O que eu mais gosto no meu
trabalho é a falta de rotina, a diversidade de assuntos, os múltiplos contatos.
Acontece, porém, que às vezes surge um caso a induzir-me a pensar em parar tudo
que faço, e refugiar-me no ‘bunker’ da minha casa, onde as paredes grossas
impedem até a invasão das ondas interneteiras.
Um desses fatos surgiu
recentemente. Uma singela associação cristã comunitária, pessoa jurídica de
capital constituído de R$1.000,00, cujo objetivo é ajudar as famílias carentes
do local, foi autuada pela Prefeitura por não ter emitido uma tal de Declaração
de Encerramento Fiscal, conforme exige a legislação municipal. Resultado: uma
multa de R$32.000,00!
O Fiscal foi logo me dizendo: “descumprimento
da obrigação acessória”. E perguntei: “acessória de quê?”. O Fiscal ficou desconfiado,
pois ele sabe que eu não sou tão idiota assim. “Ora, acessória da obrigação
principal”, respondeu sem muita convicção. Estávamos conversando no pátio da
Prefeitura, o meu fumódromo. Dei uma tragada e perguntei: “essa associação paga
imposto?”. Ele respondeu: “não, porque é imune, mas a obrigação acessória é
para todos!”. Ali, sentado na mureta, fiquei olhando o jardim do Paço Municipal,
coberto com as florezinhas amarelas do amendoim. Voltei à realidade: “E a
entidade presta serviços?”, perguntei. O Fiscal titubeou e não soube responder.
Pois é, a pequena associação não
presta serviços; ela realiza serviços para os necessitados; ela ajuda as
pessoas, fornece roupas e mantimentos e ainda dispõe de uma creche gratuita
para as crianças da comunidade. Vive de doações. E assim, pergunto: por que
exigir o cumprimento de deveres instrumentais a quem não se obriga à obrigação
principal?
Bom lembrar de que as chamadas obrigações
acessórias têm serventia no interesse da arrecadação ou da fiscalização de
tributos. É o que diz o § 2º do art. 113 do CTN. Se a associação não é contribuinte
do ISS, por que exigir o cumprimento burocrático das obrigação acessórias?

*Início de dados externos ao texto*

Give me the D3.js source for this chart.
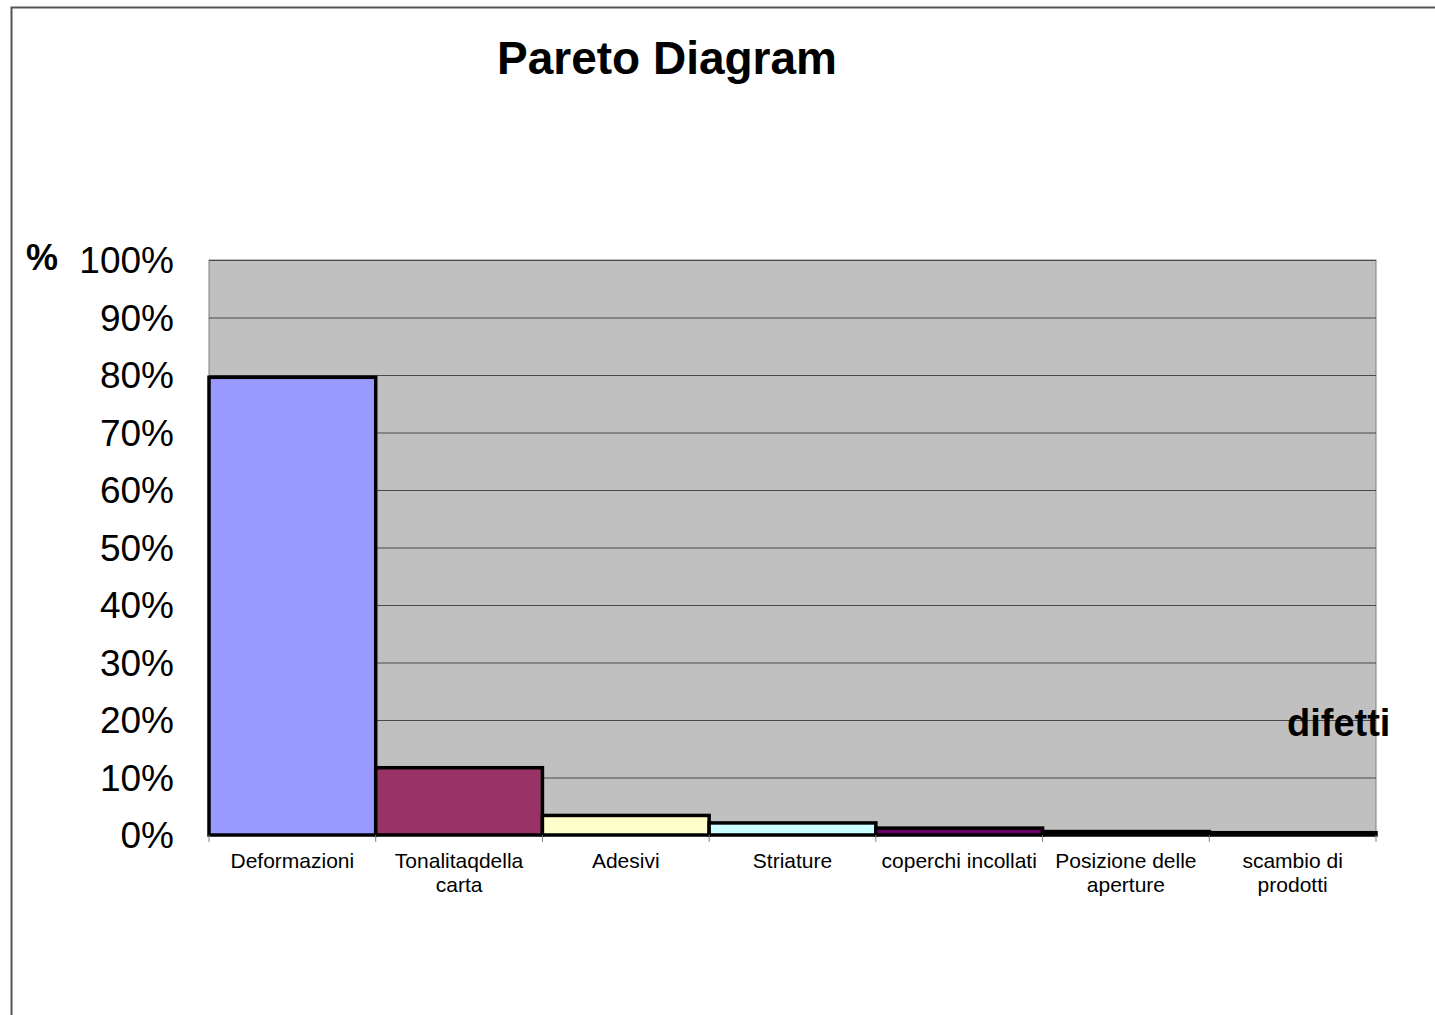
<!DOCTYPE html>
<html>
<head>
<meta charset="utf-8">
<script src="https://cdn.jsdelivr.net/npm/d3@7"></script>
<style>
  html, body { margin: 0; padding: 0; background: #fff; }
  svg { display: block; font-family: Arial, "Liberation Sans", sans-serif; }
</style>
</head>
<body>
<svg id="chart" width="1435" height="1015"></svg>
<script>
// Defect categories (label lines) and their share of total defects
const categories = [
  ["Deformazioni"],
  ["Tonalitaqdella", "carta"],
  ["Adesivi"],
  ["Striature"],
  ["coperchi incollati"],
  ["Posizione delle", "aperture"],
  ["scambio di", "prodotti"]
];
const shares = [0.796, 0.117, 0.034, 0.021, 0.012, 0.006, 0.004];
const barColors = ["#9999FF", "#993366", "#FFFFCC", "#CCFFFF", "#660066", "#FF8080", "#0066CC"];
const yTicks = [0, 0.1, 0.2, 0.3, 0.4, 0.5, 0.6, 0.7, 0.8, 0.9, 1.0];

const svg = d3.select("#chart");
const W = 1435, H = 1015;
const plot = { left: 209, right: 1376, top: 260, bottom: 835 };

// Outer chart frame (runs off the right and bottom edges)
svg.append("rect")
  .attr("x", 11.5).attr("y", 7.5)
  .attr("width", W + 20).attr("height", H + 20)
  .attr("fill", "#fff")
  .attr("stroke", "#555").attr("stroke-width", 2);

const ids = categories.map((c, i) => i);
const x = d3.scaleBand().domain(ids).range([plot.left, plot.right]).padding(0);
const y = d3.scaleLinear().domain([0, 1]).range([plot.bottom, plot.top]);

// Plot area background
svg.append("rect")
  .attr("x", plot.left).attr("y", plot.top)
  .attr("width", plot.right - plot.left).attr("height", plot.bottom - plot.top)
  .attr("fill", "#C0C0C0")
  .attr("stroke", "#808080").attr("stroke-width", 1);

// Horizontal gridlines
const grid = svg.append("g")
  .attr("transform", `translate(${plot.left},0)`)
  .call(d3.axisLeft(y).tickValues(yTicks).tickSize(-(plot.right - plot.left)).tickFormat(""));
grid.select(".domain").remove();
grid.selectAll(".tick line").attr("stroke", "#4a4a4a").attr("stroke-width", 1);
grid.selectAll(".tick").filter(d => d === 0).remove();

// Y axis labels
const yAxis = svg.append("g")
  .attr("transform", `translate(${plot.left - 35},0)`)
  .call(d3.axisLeft(y).tickValues(yTicks).tickSize(0).tickPadding(0).tickFormat(d3.format(".0%")));
yAxis.select(".domain").remove();
yAxis.selectAll("text")
  .attr("font-size", 37)
  .attr("font-family", "Arial, 'Liberation Sans', sans-serif")
  .attr("fill", "#000")
  .attr("dy", "0.34em");

// Bars
svg.append("g").selectAll("rect")
  .data(shares)
  .join("rect")
  .attr("x", (d, i) => x(i))
  .attr("y", d => y(d))
  .attr("width", x.bandwidth())
  .attr("height", d => y(0) - y(d))
  .attr("fill", (d, i) => barColors[i])
  .attr("stroke", "#000")
  .attr("stroke-width", 3.5);

// Category boundary tick marks
const bounds = ids.map(i => x(i)).concat([x(ids[ids.length - 1]) + x.bandwidth()]);
svg.append("g").selectAll("line")
  .data(bounds)
  .join("line")
  .attr("x1", d => d).attr("x2", d => d)
  .attr("y1", plot.bottom).attr("y2", plot.bottom + 7)
  .attr("stroke", "#808080").attr("stroke-width", 1);

// Category labels
const labels = svg.append("g").selectAll("text")
  .data(categories)
  .join("text")
  .attr("x", (d, i) => x(i) + x.bandwidth() / 2)
  .attr("y", 868)
  .attr("text-anchor", "middle")
  .attr("font-size", 21)
  .attr("fill", "#000");
labels.selectAll("tspan")
  .data(d => d)
  .join("tspan")
  .attr("x", function () { return d3.select(this.parentNode).attr("x"); })
  .attr("dy", (d, j) => j === 0 ? 0 : 23.5)
  .text(d => d);

// Title
svg.append("text")
  .attr("x", 667).attr("y", 74)
  .attr("text-anchor", "middle")
  .attr("font-size", 46).attr("font-weight", "bold")
  .text("Pareto Diagram");

// Axis titles
svg.append("text")
  .attr("x", 26).attr("y", 270)
  .attr("font-size", 36).attr("font-weight", "bold")
  .text("%");

svg.append("text")
  .attr("x", 1287).attr("y", 736)
  .attr("font-size", 38).attr("font-weight", "bold")
  .text("difetti");
</script>
</body>
</html>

Perguntei ao Fiscal: “você
visitou essa instituição?”. Respondeu que não. Levantei-me e disse a ele: “pega
o carro e vamos até lá”. A proposta não agradou, mas concordou. E era
exatamente o que eu pensava: uma casinha humilde, mas limpa e arrumada, onde
crianças brincavam sob os cuidados de zelosas senhoras, todas voluntárias da
instituição.
Transformar obrigação acessória
em receita fiscal, cá entre nós, já é um absurdo. Sair multando todo mundo, sem
ter o mínimo cuidado de conhecer melhor os autuados, aí já considero uma
aberração fiscal, ou, como os romanos falavam, aberratio ictus!